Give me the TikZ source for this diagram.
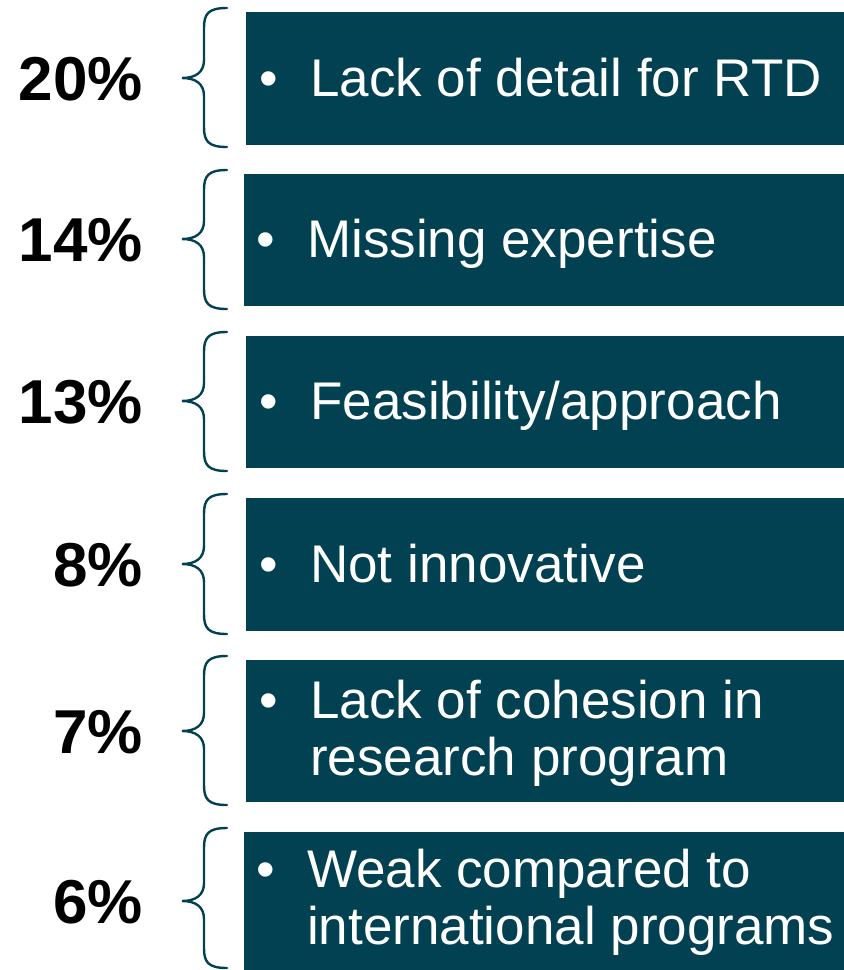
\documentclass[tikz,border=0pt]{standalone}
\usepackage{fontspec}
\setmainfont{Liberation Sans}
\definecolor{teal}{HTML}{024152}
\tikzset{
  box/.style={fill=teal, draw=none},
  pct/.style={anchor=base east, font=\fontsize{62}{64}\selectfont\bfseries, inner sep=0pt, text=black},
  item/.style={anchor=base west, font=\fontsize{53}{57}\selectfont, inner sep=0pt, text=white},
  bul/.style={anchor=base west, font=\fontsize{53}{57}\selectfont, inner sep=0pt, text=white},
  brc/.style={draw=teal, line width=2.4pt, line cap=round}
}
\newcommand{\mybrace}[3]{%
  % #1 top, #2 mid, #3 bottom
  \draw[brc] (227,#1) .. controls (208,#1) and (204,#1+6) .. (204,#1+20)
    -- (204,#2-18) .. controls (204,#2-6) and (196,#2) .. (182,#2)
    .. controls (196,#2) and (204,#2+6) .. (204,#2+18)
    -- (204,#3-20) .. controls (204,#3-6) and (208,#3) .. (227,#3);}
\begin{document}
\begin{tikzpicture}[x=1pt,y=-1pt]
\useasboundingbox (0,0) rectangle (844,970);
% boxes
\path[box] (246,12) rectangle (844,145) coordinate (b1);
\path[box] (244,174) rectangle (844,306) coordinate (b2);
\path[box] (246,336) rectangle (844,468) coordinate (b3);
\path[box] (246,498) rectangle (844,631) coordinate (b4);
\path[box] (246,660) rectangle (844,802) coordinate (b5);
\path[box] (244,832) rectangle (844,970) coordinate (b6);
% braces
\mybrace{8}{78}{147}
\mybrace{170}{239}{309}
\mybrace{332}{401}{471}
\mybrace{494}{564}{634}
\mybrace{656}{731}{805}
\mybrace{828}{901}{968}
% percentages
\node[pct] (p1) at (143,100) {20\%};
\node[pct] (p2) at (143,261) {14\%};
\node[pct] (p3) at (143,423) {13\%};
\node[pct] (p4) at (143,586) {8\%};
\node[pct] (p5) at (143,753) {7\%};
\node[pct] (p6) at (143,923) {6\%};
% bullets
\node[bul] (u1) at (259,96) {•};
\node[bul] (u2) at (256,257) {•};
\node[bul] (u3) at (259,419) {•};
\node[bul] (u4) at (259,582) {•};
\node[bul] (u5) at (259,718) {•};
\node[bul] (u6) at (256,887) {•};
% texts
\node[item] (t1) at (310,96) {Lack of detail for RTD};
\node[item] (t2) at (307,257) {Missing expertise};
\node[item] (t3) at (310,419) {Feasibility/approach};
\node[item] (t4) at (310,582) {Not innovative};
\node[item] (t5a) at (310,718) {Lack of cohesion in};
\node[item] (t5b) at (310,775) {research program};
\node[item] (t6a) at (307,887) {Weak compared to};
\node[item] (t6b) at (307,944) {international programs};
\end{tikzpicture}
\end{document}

Task requirements. Please write out all the data again word for word, but not the pictures.

Final result.
Give me the TikZ source for this diagram.
\documentclass[tikz,border=0pt]{standalone}
\usepackage{fontspec}
\setmainfont{Liberation Sans}
\definecolor{teal}{HTML}{024152}
\tikzset{
  box/.style={fill=teal, draw=none},
  pct/.style={anchor=base east, font=\fontsize{62}{64}\selectfont\bfseries, inner sep=0pt, text=black},
  item/.style={anchor=base west, font=\fontsize{53}{57}\selectfont, inner sep=0pt, text=white},
  bul/.style={anchor=base west, font=\fontsize{53}{57}\selectfont, inner sep=0pt, text=white},
  brc/.style={draw=teal, line width=2.4pt, line cap=round}
}
\newcommand{\mybrace}[3]{%
  % #1 top, #2 mid, #3 bottom
  \draw[brc] (227,#1) .. controls (208,#1) and (204,#1+6) .. (204,#1+20)
    -- (204,#2-18) .. controls (204,#2-6) and (196,#2) .. (182,#2)
    .. controls (196,#2) and (204,#2+6) .. (204,#2+18)
    -- (204,#3-20) .. controls (204,#3-6) and (208,#3) .. (227,#3);}
\begin{document}
\begin{tikzpicture}[x=1pt,y=-1pt]
\useasboundingbox (0,0) rectangle (844,970);
% boxes
\path[box] (246,12) rectangle (844,145) coordinate (b1);
\path[box] (244,174) rectangle (844,306) coordinate (b2);
\path[box] (246,336) rectangle (844,468) coordinate (b3);
\path[box] (246,498) rectangle (844,631) coordinate (b4);
\path[box] (246,660) rectangle (844,802) coordinate (b5);
\path[box] (244,832) rectangle (844,970) coordinate (b6);
% braces
\mybrace{8}{78}{147}
\mybrace{170}{239}{309}
\mybrace{332}{401}{471}
\mybrace{494}{564}{634}
\mybrace{656}{731}{805}
\mybrace{828}{901}{968}
% percentages
\node[pct] (p1) at (143,100) {20\%};
\node[pct] (p2) at (143,261) {14\%};
\node[pct] (p3) at (143,423) {13\%};
\node[pct] (p4) at (143,586) {8\%};
\node[pct] (p5) at (143,753) {7\%};
\node[pct] (p6) at (143,923) {6\%};
% bullets
\node[bul] (u1) at (259,96) {•};
\node[bul] (u2) at (256,257) {•};
\node[bul] (u3) at (259,419) {•};
\node[bul] (u4) at (259,582) {•};
\node[bul] (u5) at (259,718) {•};
\node[bul] (u6) at (256,887) {•};
% texts
\node[item] (t1) at (310,96) {Lack of detail for RTD};
\node[item] (t2) at (307,257) {Missing expertise};
\node[item] (t3) at (310,419) {Feasibility/approach};
\node[item] (t4) at (310,582) {Not innovative};
\node[item] (t5a) at (310,718) {Lack of cohesion in};
\node[item] (t5b) at (310,775) {research program};
\node[item] (t6a) at (307,887) {Weak compared to};
\node[item] (t6b) at (307,944) {international programs};
\end{tikzpicture}
\end{document}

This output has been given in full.